Build Date: Wed Jan 15 00:20:13 2025 UTC
I've been on the road doing comedy for ten years now, so bear with me while I plaster on a fake smile and plow through this shit one more time.
-- Bill Hicks
AOL/Time Warner Plans to Fumble Towards World Domination One Misstep at a Time
2001-06-08 09:59:40
Does corporate stupidity know no bounds? Recently, AOL Time-Warner purchased Business 2.0, one of those hype-filled new economy rags, to add to its already overgrown, festering pile of fly-fattening media properties.

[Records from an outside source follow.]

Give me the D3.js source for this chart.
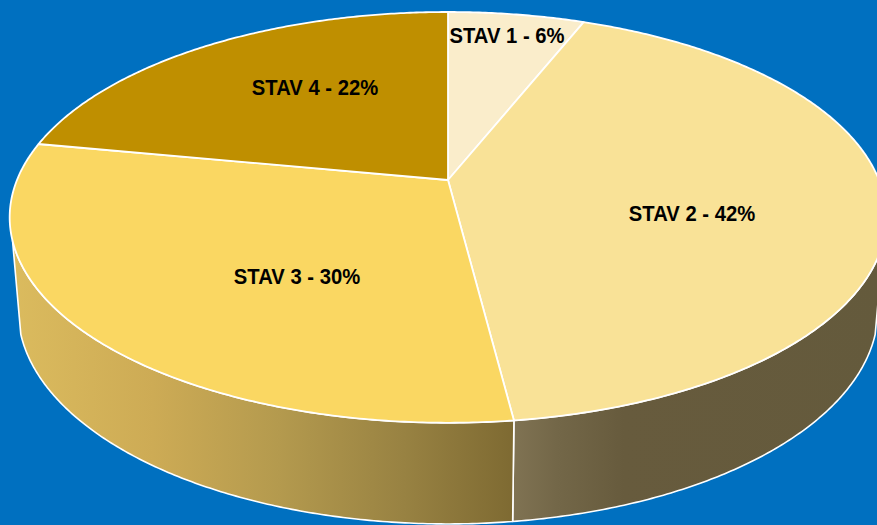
<!DOCTYPE html>
<html>
<head>
<meta charset="utf-8">
<script src="https://cdn.jsdelivr.net/npm/d3@7"></script>
<style>
  html, body { margin: 0; padding: 0; background: #0070C0; overflow: hidden; }
  svg { display: block; }
</style>
</head>
<body>
<svg id="chart" width="877" height="525"></svg>
<script>
// ---- data ----
const categories = ["STAV 1", "STAV 2", "STAV 3", "STAV 4"];
const shares = [6, 42, 30, 22];
const labelTexts = ["STAV 1 - 6%", "STAV 2 - 42%", "STAV 3 - 30%", "STAV 4 - 22%"];

// ---- styles ----
const topColors = ["#FAEDCB", "#F9E297", "#FAD762", "#BF8F00"];
// side-wall shading stops (offset along x across the wall, colour)
const wallStops = [
  [[0, "#E2CFA0"], [1, "#B8A070"]],
  [[0, "#807353"], [0.12, "#736748"], [0.3, "#675B3D"], [1, "#645A3C"]],
  [[0, "#DBBB5E"], [0.28, "#CDAB55"], [0.53, "#B49A4E"], [0.78, "#988242"], [1, "#7E6A32"]],
  [[0, "#8F6B00"], [1, "#6F5300"]]
];
// label anchors (centre x, baseline y)
const labelPos = [[507, 43], [692, 221], [297, 284], [315, 95]];

// ---- projection of the tilted disc ----
const W = 877, H = 525;
const persp = 0.182;                        // perspective strength
const topFace = { cx: 448, cy: 180, ax: 431, by: 198.6 };
const botFace = { cx: 448, cy: 271, ax: 422.8, by: 206.9 };
const silhouetteV = 0.29;                   // depth where the wall turns away

function project(face, angle, r = 1) {
  const u = Math.sin(angle) * r, v = -Math.cos(angle) * r;
  const s = 1 / (1 - persp * v);
  return [face.cx + face.ax * u * s, face.cy + face.by * v * s];
}

function arcPoints(face, a0, a1, n) {
  const pts = [];
  const steps = Math.max(2, Math.ceil(Math.abs(a1 - a0) / (Math.PI / 180) * (n || 1)));
  for (let i = 0; i <= steps; i++) pts.push(project(face, a0 + (a1 - a0) * i / steps));
  return pts;
}

const svg = d3.select("#chart");
svg.append("rect").attr("width", W).attr("height", H).attr("fill", "#0070C0");

const pie = d3.pie().sort(null).value(d => d.value);
const arcs = pie(categories.map((c, i) => ({ name: c, value: shares[i], i })));

const defs = svg.append("defs");
const line = d3.line();

// visible wall range (front of the disc)
const visA0 = Math.PI - Math.acos(silhouetteV);
const visA1 = Math.PI + Math.acos(silhouetteV);

// wall gradients + walls
const walls = svg.append("g");
arcs.forEach(a => {
  const s = Math.max(a.startAngle, visA0), e = Math.min(a.endAngle, visA1);
  if (e <= s) return;
  const topArc = arcPoints(topFace, s, e, 2);
  const botArc = arcPoints(botFace, e, s, 2);
  const xs = topArc.concat(botArc).map(p => p[0]);
  const gid = "wall" + a.data.i;
  const g = defs.append("linearGradient").attr("id", gid)
    .attr("gradientUnits", "userSpaceOnUse")
    .attr("x1", d3.min(xs)).attr("x2", d3.max(xs)).attr("y1", 0).attr("y2", 0);
  wallStops[a.data.i].forEach(([o, c]) => g.append("stop").attr("offset", o).attr("stop-color", c));
  walls.append("path")
    .attr("d", line(topArc.concat(botArc)) + "Z")
    .attr("fill", `url(#${gid})`)
    .attr("stroke", "#FFFFFF")
    .attr("stroke-width", 1.6)
    .attr("stroke-linejoin", "round");
});

// top face slices
const tops = svg.append("g");
arcs.forEach(a => {
  const pts = [project(topFace, 0, 0)].concat(arcPoints(topFace, a.startAngle, a.endAngle, 2));
  tops.append("path")
    .attr("d", line(pts) + "Z")
    .attr("fill", topColors[a.data.i])
    .attr("stroke", "#FFFFFF")
    .attr("stroke-width", 1.8)
    .attr("stroke-linejoin", "round");
});

// data labels
svg.append("g").selectAll("text")
  .data(arcs)
  .join("text")
  .attr("transform", d => `translate(${labelPos[d.data.i][0]},${labelPos[d.data.i][1]}) scale(0.92,1)`)
  .attr("text-anchor", "middle")
  .attr("font-family", "'Liberation Sans', Arial, sans-serif")
  .attr("font-weight", "bold")
  .attr("font-size", 22)
  .attr("fill", "#000000")
  .text(d => labelTexts[d.data.i]);
</script>
</body>
</html>
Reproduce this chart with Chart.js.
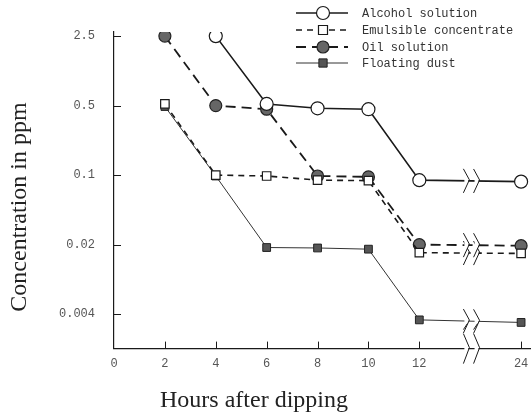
<!DOCTYPE html>
<html>
<head>
<meta charset="utf-8">
<script src="https://cdn.jsdelivr.net/npm/chart.js@4.4.1/dist/chart.umd.min.js"></script>
<style>
  html, body { margin: 0; padding: 0; background: #fff; }
  #wrap { width: 532px; height: 416px; position: relative; }
</style>
</head>
<body>
<div id="wrap"><canvas id="chart" width="532" height="416"></canvas></div>
<script>
// Часы после погружения (24 ч стоит за разрывом оси)
const hours = [2, 4, 6, 8, 10, 12, 24];
const alcohol = [null, 2.5, 0.52, 0.47, 0.46, 0.089, 0.086];
const emulsible = [0.52, 0.1, 0.098, 0.089, 0.088, 0.0166, 0.0163];
const oil = [2.5, 0.5, 0.46, 0.098, 0.096, 0.02, 0.0195];
const dust = [0.49, 0.098, 0.0187, 0.0185, 0.018, 0.0035, 0.0033];

const yTicks = [2.5, 0.5, 0.1, 0.02, 0.004];
const xTickHours = [0, 2, 4, 6, 8, 10, 12, 24];
const seriesNames = ['Alcohol solution', 'Emulsible concentrate', 'Oil solution', 'Floating dust'];

// Сжатая ось после 12 ч
const xPos = h => h > 12 ? 12 + (h - 12) / 3 : h;
const toPoints = vals => hours.map((h, i) => ({ x: xPos(h), y: vals[i] })).filter(p => p.y !== null);

const INK = '#1a1a1a';
const monoFont = { family: '"Liberation Mono", "DejaVu Sans Mono", monospace', size: 12 };
const serif = '"Liberation Serif", "DejaVu Serif", serif';

const datasets = [
    {
        label: seriesNames[0], data: toPoints(alcohol),
        borderColor: INK, borderWidth: 1.6, pointStyle: 'circle', pointRadius: 6.5,
        pointBackgroundColor: '#fff', pointBorderColor: INK, pointBorderWidth: 1.2
    },
    {
        label: seriesNames[1], data: toPoints(emulsible),
        borderColor: INK, borderWidth: 1.6, borderDash: [6, 5], pointStyle: 'rect', pointRadius: 6,
        pointBackgroundColor: '#fff', pointBorderColor: INK, pointBorderWidth: 1.2
    },
    {
        label: seriesNames[2], data: toPoints(oil),
        borderColor: INK, borderWidth: 1.8, borderDash: [10, 6], pointStyle: 'circle', pointRadius: 6,
        pointBackgroundColor: '#666', pointBorderColor: '#222', pointBorderWidth: 1.2
    },
    {
        label: seriesNames[3], data: toPoints(dust),
        borderColor: '#333', borderWidth: 1, pointStyle: 'rect', pointRadius: 5.5,
        pointBackgroundColor: '#555', pointBorderColor: '#222', pointBorderWidth: 1
    }
];

// Деления внутрь, знаки разрыва, подписи осей и легенда
const decorPlugin = {
    id: 'decor',
    afterDraw(chart) {
        const { ctx, chartArea: a, scales: { x, y } } = chart;
        ctx.save();
        ctx.strokeStyle = INK;
        ctx.lineWidth = 1;
        ctx.setLineDash([]);
        yTicks.forEach(v => {
            const py = Math.round(y.getPixelForValue(v)) + 0.5;
            ctx.beginPath(); ctx.moveTo(a.left, py); ctx.lineTo(a.left + 7, py); ctx.stroke();
        });
        xTickHours.forEach(h => {
            if (h === 0) return;
            const px = Math.round(x.getPixelForValue(xPos(h))) + 0.5;
            ctx.beginPath(); ctx.moveTo(px, a.bottom); ctx.lineTo(px, a.bottom - 7); ctx.stroke();
        });

        // разрыв между 12 и 24
        const breaks = [13.85, 14.25];
        const zig = (bx, by, h) => {
            ctx.fillStyle = '#fff';
            ctx.fillRect(bx - 2, by - 3, 4, 6);
            ctx.beginPath();
            ctx.moveTo(bx - 3, by - h);
            ctx.lineTo(bx + 3, by - 1);
            ctx.lineTo(bx - 3, by + h);
            ctx.stroke();
        };
        chart.data.datasets.forEach((ds, di) => {
            const pts = chart.getDatasetMeta(di).data;
            const p1 = pts[pts.length - 2], p2 = pts[pts.length - 1];
            breaks.forEach(b => {
                const bx = x.getPixelForValue(b);
                const t = (bx - p1.x) / (p2.x - p1.x);
                zig(bx, p1.y + t * (p2.y - p1.y), 12);
            });
        });
        breaks.forEach(b => zig(x.getPixelForValue(b), a.bottom, 15));
        breaks.forEach(b => {
            const bx = x.getPixelForValue(b);
            ctx.beginPath(); ctx.moveTo(bx - 3, a.bottom - 19); ctx.lineTo(bx + 1, a.bottom - 25); ctx.stroke();
        });

        // подписи осей
        ctx.fillStyle = '#222';
        ctx.font = '24px ' + serif;
        ctx.textAlign = 'center';
        ctx.textBaseline = 'middle';
        ctx.fillText('Hours after dipping', 254, 401);
        ctx.save();
        ctx.translate(20, 207);
        ctx.rotate(-Math.PI / 2);
        ctx.fillText('Concentration in ppm', 0, 0);
        ctx.restore();

        // легенда
        const lx0 = 296, lx1 = 348, tx = 362;
        const rows = [13, 30, 47, 63];
        ctx.font = '12px "Liberation Mono", "DejaVu Sans Mono", monospace';
        ctx.textAlign = 'left';
        chart.data.datasets.forEach((ds, di) => {
            const ly = rows[di];
            ctx.strokeStyle = ds.borderColor;
            ctx.lineWidth = ds.borderWidth;
            ctx.setLineDash(ds.borderDash || []);
            ctx.beginPath(); ctx.moveTo(lx0, ly); ctx.lineTo(lx1, ly); ctx.stroke();
            ctx.setLineDash([]);
            ctx.fillStyle = ds.pointBackgroundColor;
            ctx.strokeStyle = ds.pointBorderColor;
            ctx.lineWidth = ds.pointBorderWidth;
            const r = ds.pointRadius;
            const cx = 323;
            ctx.beginPath();
            if (ds.pointStyle === 'circle') ctx.arc(cx, ly, r, 0, Math.PI * 2);
            else ctx.rect(cx - r * 0.75, ly - r * 0.75, r * 1.5, r * 1.5);
            ctx.fill(); ctx.stroke();
            ctx.fillStyle = '#333';
            ctx.fillText(ds.label, tx, ly + 1);
        });
        ctx.restore();
    }
};

const ctx = document.getElementById('chart').getContext('2d');
new Chart(ctx, {
    type: 'line',
    data: { datasets: datasets },
    plugins: [decorPlugin],
    options: {
        responsive: false,
        animation: false,
        layout: { autoPadding: false, padding: { top: 32, right: 2, left: 0, bottom: 37 } },
        plugins: { legend: { display: false }, tooltip: { enabled: false } },
        scales: {
            x: {
                type: 'linear', min: 0, max: 16.35,
                afterBuildTicks: s => { s.ticks = xTickHours.map(h => ({ value: xPos(h) })); },
                afterFit: s => { s.paddingLeft = 0; s.paddingRight = 0; },
                ticks: {
                    font: monoFont, color: '#555', padding: 8, maxRotation: 0,
                    callback: v => { const i = xTickHours.findIndex(h => xPos(h) === v); return i < 0 ? '' : String(xTickHours[i]); }
                },
                grid: { display: false, drawTicks: false },
                border: { display: true, color: INK, width: 1.2 }
            },
            y: {
                type: 'logarithmic', min: 0.0018, max: 2.75,
                afterBuildTicks: s => { s.ticks = yTicks.map(v => ({ value: v })); },
                afterFit: s => { s.width = 114; },
                ticks: {
                    font: monoFont, color: '#555', padding: 19,
                    callback: v => String(v)
                },
                grid: { display: false, drawTicks: false },
                border: { display: true, color: INK, width: 1.2 }
            }
        }
    }
});
</script>
</body>
</html>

O.K. AOL Time Warner buys magazines: it's what its acquisition department is paid to do, I guess. Nothing wrong with world domination, if you're the small-minded weaselly-type actually into that sort of power trip I guess.
Furthermore, AOL seems to be ditching the entire staff of Business 2.0. Apparently the only thing about Business 2.0 worth keeping is its name and subscriber list. This, I can understand too. Sometimes you have to buy an entire wrecked automobile outright just to score a few choice replacement parts for your own ride. So you salvage the carb, the transmission, a tire or two and dump what's left off on some backroad for the government to properly dispose of. Which is in effect what AOL is doing to Business 2.0. And it's displaying a perfectible respectable sense of junkyard logic in doing so.
But here's what gets me: AOL is replacing the Business 2.0 staff with the staff from its own hype-filled new economy rag, eCompany Now, which it is shelving. Now think hard about this for a second: it is buying a magazine that, by its own account, has built up a subscriber list worth purchasing, and replacing the staff of that magazine (who did the work to build up that samesaid readership) with a staff that has failed to produce similarly successful magazine.
So that is the AOL-Time Warner strategy for media monopoly? Buy a successful magazine and replace it with an unsuccesful one???
Yeah, I know that if Business 2.0 were truly successful it wouldn't be sold at spare-part prices to AOL. But it still would have to have had been more successful than eCompany Now, otherwise, the Business 2.0 subscriber list would have been folded into eCompany's, not the other way around. Good thinking!
So what next? Maybe they could buy the rights to Budweiser and have the people who made Zima run operations. Or even better, they could buy the producer of the world's most-used browser and have it run by a bunch of East Coast flunkies who thought the Web would never take off. Oh wait, they did that already.